▸ **Your instructions**
Write out, word for word, the first line of the data below and every line after it through the one containing "p6_sm_hi = [-0.04, 0.01, 0.06]".

━━━━━━━━━━━━━━━━

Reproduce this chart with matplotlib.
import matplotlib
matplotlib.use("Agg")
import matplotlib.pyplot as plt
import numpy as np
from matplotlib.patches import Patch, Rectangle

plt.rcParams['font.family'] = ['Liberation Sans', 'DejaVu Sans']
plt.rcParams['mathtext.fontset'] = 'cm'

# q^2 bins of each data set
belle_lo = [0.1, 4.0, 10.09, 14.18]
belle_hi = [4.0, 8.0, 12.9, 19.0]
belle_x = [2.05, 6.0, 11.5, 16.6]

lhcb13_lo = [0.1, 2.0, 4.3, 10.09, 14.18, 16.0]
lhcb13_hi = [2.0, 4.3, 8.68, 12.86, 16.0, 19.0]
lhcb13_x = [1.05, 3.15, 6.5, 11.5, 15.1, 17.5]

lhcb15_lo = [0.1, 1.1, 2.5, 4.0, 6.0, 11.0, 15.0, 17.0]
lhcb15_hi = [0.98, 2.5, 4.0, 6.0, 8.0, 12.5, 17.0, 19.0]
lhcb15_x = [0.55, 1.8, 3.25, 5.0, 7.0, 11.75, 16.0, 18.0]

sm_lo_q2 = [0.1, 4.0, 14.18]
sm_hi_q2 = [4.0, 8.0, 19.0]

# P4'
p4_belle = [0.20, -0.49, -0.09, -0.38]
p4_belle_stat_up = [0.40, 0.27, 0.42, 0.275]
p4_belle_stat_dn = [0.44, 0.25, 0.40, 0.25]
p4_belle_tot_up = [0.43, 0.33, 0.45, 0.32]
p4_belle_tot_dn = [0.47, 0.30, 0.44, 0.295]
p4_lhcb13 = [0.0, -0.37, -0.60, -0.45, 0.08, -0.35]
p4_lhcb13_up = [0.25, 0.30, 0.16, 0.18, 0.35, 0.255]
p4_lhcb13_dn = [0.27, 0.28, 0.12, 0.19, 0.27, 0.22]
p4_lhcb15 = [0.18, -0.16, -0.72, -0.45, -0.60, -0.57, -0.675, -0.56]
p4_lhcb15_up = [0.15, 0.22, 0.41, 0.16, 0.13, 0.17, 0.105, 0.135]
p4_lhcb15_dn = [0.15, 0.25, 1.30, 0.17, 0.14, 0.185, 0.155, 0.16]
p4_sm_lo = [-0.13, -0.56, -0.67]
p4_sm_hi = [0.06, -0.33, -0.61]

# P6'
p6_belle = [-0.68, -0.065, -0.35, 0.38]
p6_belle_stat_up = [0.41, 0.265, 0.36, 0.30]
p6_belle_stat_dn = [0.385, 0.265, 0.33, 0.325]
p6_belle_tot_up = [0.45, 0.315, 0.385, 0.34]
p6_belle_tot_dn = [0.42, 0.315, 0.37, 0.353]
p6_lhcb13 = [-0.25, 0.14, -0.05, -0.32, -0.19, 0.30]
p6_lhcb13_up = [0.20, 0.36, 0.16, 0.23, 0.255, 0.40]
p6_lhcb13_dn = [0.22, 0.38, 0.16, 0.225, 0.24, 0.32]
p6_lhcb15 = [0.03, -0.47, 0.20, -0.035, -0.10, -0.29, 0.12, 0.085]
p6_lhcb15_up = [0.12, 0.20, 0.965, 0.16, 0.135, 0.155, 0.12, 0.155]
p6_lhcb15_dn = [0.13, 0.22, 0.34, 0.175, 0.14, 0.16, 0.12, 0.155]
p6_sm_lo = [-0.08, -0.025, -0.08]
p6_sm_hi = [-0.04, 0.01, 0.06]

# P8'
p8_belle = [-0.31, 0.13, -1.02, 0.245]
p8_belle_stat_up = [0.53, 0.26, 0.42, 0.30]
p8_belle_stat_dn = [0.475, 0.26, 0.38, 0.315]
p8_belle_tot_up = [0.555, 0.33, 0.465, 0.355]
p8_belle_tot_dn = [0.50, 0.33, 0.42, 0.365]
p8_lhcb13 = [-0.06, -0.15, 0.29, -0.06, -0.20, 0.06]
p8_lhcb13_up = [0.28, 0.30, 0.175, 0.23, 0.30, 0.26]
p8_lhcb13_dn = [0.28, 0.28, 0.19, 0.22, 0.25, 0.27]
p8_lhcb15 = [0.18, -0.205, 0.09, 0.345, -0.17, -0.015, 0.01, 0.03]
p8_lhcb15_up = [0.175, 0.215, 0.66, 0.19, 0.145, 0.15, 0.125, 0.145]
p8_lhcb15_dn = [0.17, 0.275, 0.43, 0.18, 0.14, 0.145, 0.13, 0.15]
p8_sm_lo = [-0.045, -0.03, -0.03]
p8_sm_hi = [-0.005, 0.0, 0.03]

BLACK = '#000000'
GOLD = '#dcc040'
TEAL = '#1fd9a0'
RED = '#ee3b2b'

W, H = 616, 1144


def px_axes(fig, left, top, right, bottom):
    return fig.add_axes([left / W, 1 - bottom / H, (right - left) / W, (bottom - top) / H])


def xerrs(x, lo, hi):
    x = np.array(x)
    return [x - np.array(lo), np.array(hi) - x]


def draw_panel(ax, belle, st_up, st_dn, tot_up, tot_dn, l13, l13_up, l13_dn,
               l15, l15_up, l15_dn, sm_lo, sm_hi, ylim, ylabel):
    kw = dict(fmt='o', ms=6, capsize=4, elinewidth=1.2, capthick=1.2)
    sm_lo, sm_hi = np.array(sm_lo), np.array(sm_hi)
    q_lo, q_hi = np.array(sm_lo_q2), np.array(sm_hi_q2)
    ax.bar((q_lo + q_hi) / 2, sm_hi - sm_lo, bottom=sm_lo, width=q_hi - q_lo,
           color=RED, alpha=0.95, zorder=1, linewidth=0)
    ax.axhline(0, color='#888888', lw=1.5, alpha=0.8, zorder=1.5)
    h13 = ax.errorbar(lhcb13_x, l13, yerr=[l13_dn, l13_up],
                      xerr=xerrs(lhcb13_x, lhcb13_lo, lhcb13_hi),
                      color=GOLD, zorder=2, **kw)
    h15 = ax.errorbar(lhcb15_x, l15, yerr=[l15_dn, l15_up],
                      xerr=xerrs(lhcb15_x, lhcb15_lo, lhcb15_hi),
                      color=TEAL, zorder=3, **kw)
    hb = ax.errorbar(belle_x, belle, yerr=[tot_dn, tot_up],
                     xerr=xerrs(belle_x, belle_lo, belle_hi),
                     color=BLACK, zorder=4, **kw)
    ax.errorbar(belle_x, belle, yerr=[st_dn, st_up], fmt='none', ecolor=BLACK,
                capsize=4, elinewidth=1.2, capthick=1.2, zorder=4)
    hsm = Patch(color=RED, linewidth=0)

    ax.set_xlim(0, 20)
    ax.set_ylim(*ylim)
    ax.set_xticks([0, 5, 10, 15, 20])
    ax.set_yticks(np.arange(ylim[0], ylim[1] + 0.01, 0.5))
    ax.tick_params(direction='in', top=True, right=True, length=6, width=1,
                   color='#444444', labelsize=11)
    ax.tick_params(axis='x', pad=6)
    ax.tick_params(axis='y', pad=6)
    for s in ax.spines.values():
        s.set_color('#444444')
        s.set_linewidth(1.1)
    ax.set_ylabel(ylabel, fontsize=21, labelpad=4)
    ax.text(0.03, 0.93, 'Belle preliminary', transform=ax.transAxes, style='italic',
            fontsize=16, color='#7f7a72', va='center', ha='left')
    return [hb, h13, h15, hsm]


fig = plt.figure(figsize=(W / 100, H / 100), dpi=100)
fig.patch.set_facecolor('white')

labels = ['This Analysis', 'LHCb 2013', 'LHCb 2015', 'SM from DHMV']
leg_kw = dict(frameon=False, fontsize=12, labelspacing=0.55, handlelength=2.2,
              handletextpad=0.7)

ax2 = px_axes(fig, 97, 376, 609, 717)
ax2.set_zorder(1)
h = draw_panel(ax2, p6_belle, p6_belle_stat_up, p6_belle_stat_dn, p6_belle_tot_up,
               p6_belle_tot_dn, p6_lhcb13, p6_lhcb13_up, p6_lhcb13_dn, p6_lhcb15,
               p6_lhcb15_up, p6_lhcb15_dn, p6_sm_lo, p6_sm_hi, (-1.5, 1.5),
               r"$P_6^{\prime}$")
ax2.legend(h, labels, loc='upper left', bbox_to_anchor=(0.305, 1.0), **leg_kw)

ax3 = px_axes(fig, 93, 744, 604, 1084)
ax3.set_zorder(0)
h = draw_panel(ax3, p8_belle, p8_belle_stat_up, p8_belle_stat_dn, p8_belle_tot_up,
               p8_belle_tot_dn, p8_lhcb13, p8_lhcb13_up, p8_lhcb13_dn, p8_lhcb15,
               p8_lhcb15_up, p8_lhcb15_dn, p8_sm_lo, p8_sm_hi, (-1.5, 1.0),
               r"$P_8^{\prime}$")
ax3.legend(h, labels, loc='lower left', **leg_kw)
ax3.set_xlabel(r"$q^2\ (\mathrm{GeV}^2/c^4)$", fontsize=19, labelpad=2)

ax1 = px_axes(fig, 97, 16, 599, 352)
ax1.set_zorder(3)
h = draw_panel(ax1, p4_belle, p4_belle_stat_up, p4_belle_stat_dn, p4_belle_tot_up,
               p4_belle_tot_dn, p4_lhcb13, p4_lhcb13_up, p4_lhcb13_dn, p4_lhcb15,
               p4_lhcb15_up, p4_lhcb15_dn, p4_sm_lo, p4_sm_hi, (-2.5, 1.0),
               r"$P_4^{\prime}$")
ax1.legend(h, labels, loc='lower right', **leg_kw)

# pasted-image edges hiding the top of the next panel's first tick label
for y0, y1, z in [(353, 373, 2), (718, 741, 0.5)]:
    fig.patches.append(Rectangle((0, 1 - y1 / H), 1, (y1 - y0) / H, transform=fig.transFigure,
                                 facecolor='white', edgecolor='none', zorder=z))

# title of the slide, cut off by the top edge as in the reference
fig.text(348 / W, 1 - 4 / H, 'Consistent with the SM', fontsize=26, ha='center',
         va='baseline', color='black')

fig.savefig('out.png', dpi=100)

━━━━━━━━━━━━━━━━

▸ **Completed exercise**
Reproduce this chart with matplotlib.
import matplotlib
matplotlib.use("Agg")
import matplotlib.pyplot as plt
import numpy as np
from matplotlib.patches import Patch, Rectangle

plt.rcParams['font.family'] = ['Liberation Sans', 'DejaVu Sans']
plt.rcParams['mathtext.fontset'] = 'cm'

# q^2 bins of each data set
belle_lo = [0.1, 4.0, 10.09, 14.18]
belle_hi = [4.0, 8.0, 12.9, 19.0]
belle_x = [2.05, 6.0, 11.5, 16.6]

lhcb13_lo = [0.1, 2.0, 4.3, 10.09, 14.18, 16.0]
lhcb13_hi = [2.0, 4.3, 8.68, 12.86, 16.0, 19.0]
lhcb13_x = [1.05, 3.15, 6.5, 11.5, 15.1, 17.5]

lhcb15_lo = [0.1, 1.1, 2.5, 4.0, 6.0, 11.0, 15.0, 17.0]
lhcb15_hi = [0.98, 2.5, 4.0, 6.0, 8.0, 12.5, 17.0, 19.0]
lhcb15_x = [0.55, 1.8, 3.25, 5.0, 7.0, 11.75, 16.0, 18.0]

sm_lo_q2 = [0.1, 4.0, 14.18]
sm_hi_q2 = [4.0, 8.0, 19.0]

# P4'
p4_belle = [0.20, -0.49, -0.09, -0.38]
p4_belle_stat_up = [0.40, 0.27, 0.42, 0.275]
p4_belle_stat_dn = [0.44, 0.25, 0.40, 0.25]
p4_belle_tot_up = [0.43, 0.33, 0.45, 0.32]
p4_belle_tot_dn = [0.47, 0.30, 0.44, 0.295]
p4_lhcb13 = [0.0, -0.37, -0.60, -0.45, 0.08, -0.35]
p4_lhcb13_up = [0.25, 0.30, 0.16, 0.18, 0.35, 0.255]
p4_lhcb13_dn = [0.27, 0.28, 0.12, 0.19, 0.27, 0.22]
p4_lhcb15 = [0.18, -0.16, -0.72, -0.45, -0.60, -0.57, -0.675, -0.56]
p4_lhcb15_up = [0.15, 0.22, 0.41, 0.16, 0.13, 0.17, 0.105, 0.135]
p4_lhcb15_dn = [0.15, 0.25, 1.30, 0.17, 0.14, 0.185, 0.155, 0.16]
p4_sm_lo = [-0.13, -0.56, -0.67]
p4_sm_hi = [0.06, -0.33, -0.61]

# P6'
p6_belle = [-0.68, -0.065, -0.35, 0.38]
p6_belle_stat_up = [0.41, 0.265, 0.36, 0.30]
p6_belle_stat_dn = [0.385, 0.265, 0.33, 0.325]
p6_belle_tot_up = [0.45, 0.315, 0.385, 0.34]
p6_belle_tot_dn = [0.42, 0.315, 0.37, 0.353]
p6_lhcb13 = [-0.25, 0.14, -0.05, -0.32, -0.19, 0.30]
p6_lhcb13_up = [0.20, 0.36, 0.16, 0.23, 0.255, 0.40]
p6_lhcb13_dn = [0.22, 0.38, 0.16, 0.225, 0.24, 0.32]
p6_lhcb15 = [0.03, -0.47, 0.20, -0.035, -0.10, -0.29, 0.12, 0.085]
p6_lhcb15_up = [0.12, 0.20, 0.965, 0.16, 0.135, 0.155, 0.12, 0.155]
p6_lhcb15_dn = [0.13, 0.22, 0.34, 0.175, 0.14, 0.16, 0.12, 0.155]
p6_sm_lo = [-0.08, -0.025, -0.08]
p6_sm_hi = [-0.04, 0.01, 0.06]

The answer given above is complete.